Similar questions have been raised regarding the appropriation of South Asian, West African, and Andean design traditions. The broader fashion industry's engagement with these critiques has been uneven, but the artisan and independent jewellery sector has increasingly moved toward explicit acknowledgement of source traditions, direct collaboration with Indigenous and traditional craftspeople, and fair-trade sourcing frameworks.

Environmental and ethical sourcing concerns also intersect with the style's material preferences. Coral, as noted, is subject to trade restrictions. Turquoise mining, particularly in the American Southwest, raises questions about land use and the rights of Indigenous communities on or near mining sites. Amber from certain Baltic and Ukrainian sources has been associated with unregulated extraction. Consumers and retailers operating within the boho chic market have become increasingly attentive to these concerns, and certification of origin and ethical sourcing has become a more prominent feature of higher-end artisan jewellery in this category.

The Artisan Market and the Mass Market

One of the defining tensions within boho chic jewellery is the coexistence of a genuine artisan tradition with a vast commercial simulacrum of that tradition. At one end of the market, independent silversmiths, bead artists, and lapidaries produce work that is genuinely handmade, uses natural and traceable materials, and reflects real engagement with the craft traditions the style references. This work is sold through craft fairs, independent boutiques, Etsy and similar platforms, and a growing number of specialist retailers.
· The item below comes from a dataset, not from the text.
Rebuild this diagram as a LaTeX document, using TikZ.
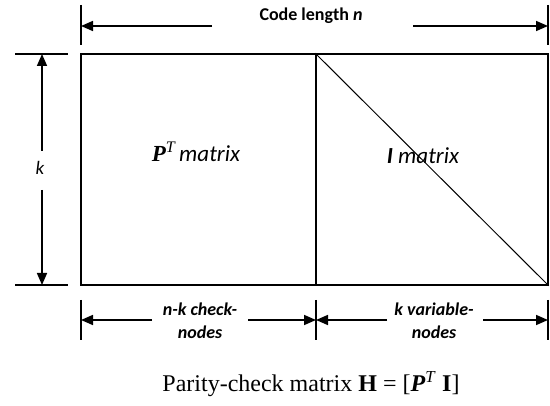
\documentclass[tikz,border=0pt]{standalone}
\usepackage{fontspec}
\setmainfont{Liberation Serif}
\newfontfamily\calibri{Carlito}
\usetikzlibrary{arrows.meta}

\begin{document}
\begin{tikzpicture}[x=1pt, y=-1pt,
        box/.style={rectangle, draw=black, line width=1.6pt, minimum height=231pt, inner sep=0pt},
        dim/.style={-{Triangle[length=12pt, width=10pt]}, line width=1.6pt},
        tick/.style={line width=1.2pt},
        lbl/.style={font=\calibri\fontsize{18}{23}\selectfont\bfseries\itshape, align=center, inner sep=0pt},
        matlabel/.style={font=\calibri\fontsize{23}{26}\selectfont\itshape, inner sep=0pt}
    ]
        \useasboundingbox (0,0) rectangle (550,406);

        \node[box, minimum width=235pt] (ptbox) at (198.5,169.5) {};
        \node[box, minimum width=232pt] (ibox) at (432,169.5) {};
        \draw[line width=1pt] (ibox.north west) -- (ibox.south east);

        \node[matlabel] (ptlabel) at (196,152) {{\rmfamily\bfseries P}\textsuperscript{\rmfamily T}\,matrix};
        \node[matlabel] (ilabel) at (423,156) {{\bfseries I} matrix};

        % code length n
        \node[lbl, font=\calibri\fontsize{18}{23}\selectfont\bfseries] (codelen) at (311,16) {Code length \textit{n}};
        \coordinate (nL) at (81,26);
        \coordinate (nR) at (548,26);
        \coordinate (nLa) at (212,26);
        \coordinate (nRa) at (413,26);
        \draw[tick] (81,5) -- (81,45);
        \draw[tick] (548,5) -- (548,45);
        \draw[dim] (nLa) -- (nL);
        \draw[dim] (nRa) -- (nR);

        % k
        \node[lbl, font=\calibri\fontsize{19}{23}\selectfont\itshape] (klabel) at (40,168) {k};
        \coordinate (kT) at (42,54);
        \coordinate (kB) at (42,285);
        \coordinate (kTa) at (42,151);
        \coordinate (kBa) at (42,190);
        \draw[tick] (15,54) -- (68,54);
        \draw[tick] (15,285) -- (68,285);
        \draw[dim] (kTa) -- (kT);
        \draw[dim] (kBa) -- (kB);

        % check and variable nodes
        \node[lbl] (checklabel) at (200,321) {n-k check-\\nodes};
        \node[lbl] (varlabel) at (434,321) {k variable-\\nodes};
        \coordinate (cL) at (81,320);
        \coordinate (cM) at (316,320);
        \coordinate (cR) at (548,320);
        \draw[tick] (81,300) -- (81,340);
        \draw[tick] (316,300) -- (316,340);
        \draw[tick] (548,300) -- (548,340);
        \draw[dim] (152,320) -- (cL);
        \draw[dim] (248,320) -- (cM);
        \draw[dim] (387,320) -- (cM);
        \draw[dim] (483,320) -- (cR);

        \node[font=\fontsize{24}{28}\selectfont, inner sep=0pt] (caption) at (311,384)
            {Parity-check matrix \textbf{H} = [\textbf{\textit{P}}\textsuperscript{\textit{T}} \textbf{I}]};
    \end{tikzpicture}
\end{document}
At the other end, mass-market retailers and fast-fashion brands produce high volumes of jewellery that adopts the visual language of boho chic — the turquoise cabochons, the layered chains, the feather motifs — using dyed howlite in place of turquoise, base metal with silver or gold plating, and machine-made components assembled in large factories. This jewellery is often sold at price points that make it effectively disposable, raising concerns about material waste and the devaluation of artisan labour.

Between these poles lies a substantial middle market of designer-makers who produce in small batches, use commercially sourced but genuine gemstones, and position their work as accessible artisan jewellery. This segment has been particularly active in the online marketplace and has benefited from the broader consumer shift toward supporting independent makers.

Boho Chic in the Contemporary Gemstone Market

The sustained popularity of boho chic as a style category has had measurable effects on the gemstone trade. Turquoise, which had experienced declining commercial interest in the 1980s and 1990s as the initial hippie-era enthusiasm faded, regained significant market traction from the mid-2000s onward. The closure of the Sleeping Beauty mine in Arizona in 2012 — a major source of the uniformly blue, matrix-free turquoise particularly favoured for commercial jewellery — created supply pressures that drove prices upward and increased interest in alternative sources, including Kingman (Arizona), Carico Lake (Nevada), and Persian material.

Labradorite and moonstone, previously of limited commercial interest outside the collector market, became substantially more visible in retail jewellery from approximately 2010 onward, driven in part by the boho aesthetic's appetite for stones with optical phenomena that suggest depth, mystery, and natural magic. Raw and uncut crystal forms, once confined to mineral specimen shops and new-age retail, entered mainstream jewellery retail during the same period.

The style has also contributed to renewed interest in ancient and traditional jewellery-making techniques — granulation, repoussé, wire-wrapping, and bead-weaving — among contemporary jewellers, some of whom have pursued formal training in these methods through craft schools and apprenticeship programmes.